We Are Taking Walmart to Court to Seek Justice for Pregnant Workers
Talisa Borders was pregnant and making it work at her job in the pharmacy department at a Walmart in East St. Louis, Illinois. As her pregnancy progressed, she avoided lifting heavy objects and climbing ladders, and so she traded tasks with coworkers occasionally. But when she was seven months pregnant, her supervisor asked her to bring in a doctor’s note setting out her restrictions. When she turned in the note stating that she should not lift more than 25 pounds or climb ladders, Walmart immediately pushed her out onto unpaid leave—even though she made clear she was capable of doing her job with minor accommodations and wanted to continue working. The Human Resources coordinator at her store told her that accommodations were only available for those who had on-the-job injuries and this was a corporate policy that could not be changed by individual store managers.
In Jacksonville, Florida, Otisha Woolbright had a similar experience working in the deli and bakery at Walmart. After she experienced pain and bleeding early in her pregnancy, her doctor advised her to avoid heavy lifting, but her supervisor told her that if she couldn’t do heavy lifting she could “walk out those doors” and that pregnancy was “no excuse.” Shortly thereafter, she injured herself doing the exact sort of heavy lifting she had sought to avoid; only then, after she had been hurt because of Walmart’s failure to accommodate her restrictions, did Walmart provide her with job duties that did not include lifting, because she then had an on-the-job injury. A few months later, immediately after she asked about Walmart’s policies around taking time off for childbirth, Otisha was fired.

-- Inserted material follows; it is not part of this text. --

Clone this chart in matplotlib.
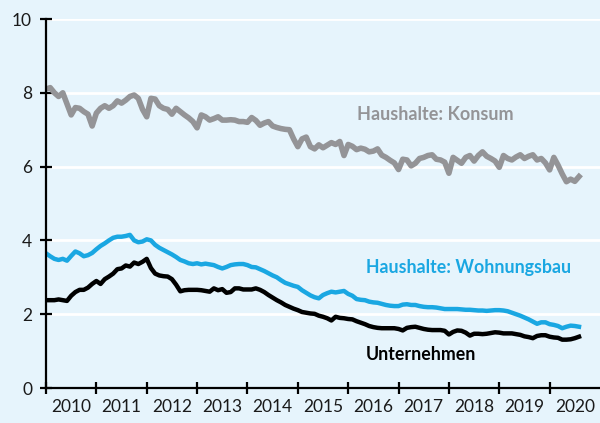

Otisha and Talisa were just two of the many pregnant women around the country who suffered the effects of Walmart’s discriminatory policies and practices. At Walmart, the nationwide rule and practice was that associates who needed some on-the-job changes because of medical needs arising out of pregnancy were ineligible for the reassignments or transfers of nonessential duties that associates with disabilities or on-the-job injuries could receive. In others words, if you couldn’t lift more than 25 pounds because of an on-the-job back injury, or because of some medical condition other than pregnancy, you might well be eligible for reassignment to a position that did not require lifting. If you needed that change in your job duties because you were pregnant, you were out of luck. As a result, pregnant associates like Otisha and Talisa were regularly terminated, forced onto unpaid leave, or required to continue to do tasks that their medical providers had advised against and bear the associated health risks. No one should have to choose between her job and the health of her pregnancy, but by failing to provide accommodations to those pregnant workers who needed them, Walmart forced women to make that choice again and again.
That is why the National Women’s Law Center, in partnership with A Better Balance and the law firm Mehri & Skalet, filed a nationwide class action against Walmart last month, on behalf of Talisa, Otisha, and the thousands of women who, like them, between March 2013 and March 2014 worked for Walmart while pregnant, who were denied needed accommodations, and who as a result lost pay or even lost their jobs, at the very moment their families’ expenses were about to increase. By refusing to make the same sort of accommodations for pregnant associates that it made for associates with other types of similar medical needs, Walmart violated the Pregnancy Discrimination Act, which requires employers to treat pregnant workers just as well as they treat those non-pregnant workers who are similar in their ability to work. As the Supreme Court made clear two years ago in the case Young v UPS, employers who make accommodations for disabilities and on-the-job injuries while refusing to make accommodations for pregnancy will often violate the Pregnancy Discrimination Act. By treating pregnant associates as second-class citizens, Walmart broke the law, again and again.
In March 2014, in response to concerns raised by the National Women’s Law Center, A Better Balance, and its shareholders, Walmart revised its pregnancy accommodation policies to state that temporary disabilities arising out of pregnancy were eligible for the full range of accommodations provided to other disabilities. While this appeared to be a step forward, the policy still suggested that medical needs for accommodation arising out of ordinary pregnancy, rather than pregnancy complications, were not covered. And once again, the experience of women working at Walmart revealed an ongoing failure to make accommodations. For example, our client Candis Riggins, who worked for a Walmart in Laurel, Maryland, after Walmart’s policy change, repeatedly asked her supervisor if she could work as a cashier rather than in maintenance using harsh chemicals after her physician advised her to avoid work with those chemicals during her pregnancy. Her requests to change jobs were ignored. Finally she started calling in sick because of the impact the chemicals were having on her. Walmart promptly fired her.
Walmart is the largest private employer in the United States. In 22 states, it is the largest employer period. How it treats its many, many pregnant employees has a huge impact on maternal and infant health and on families’ economic security. By seeking justice for those women who were harmed by their discriminatory policies and practices we are standing up to Walmart, working to remedy the harm it has inflicted in the past and to ensure that it changes for the better, for the sake of all the pregnant Walmart associates working hard to make a better life for their families.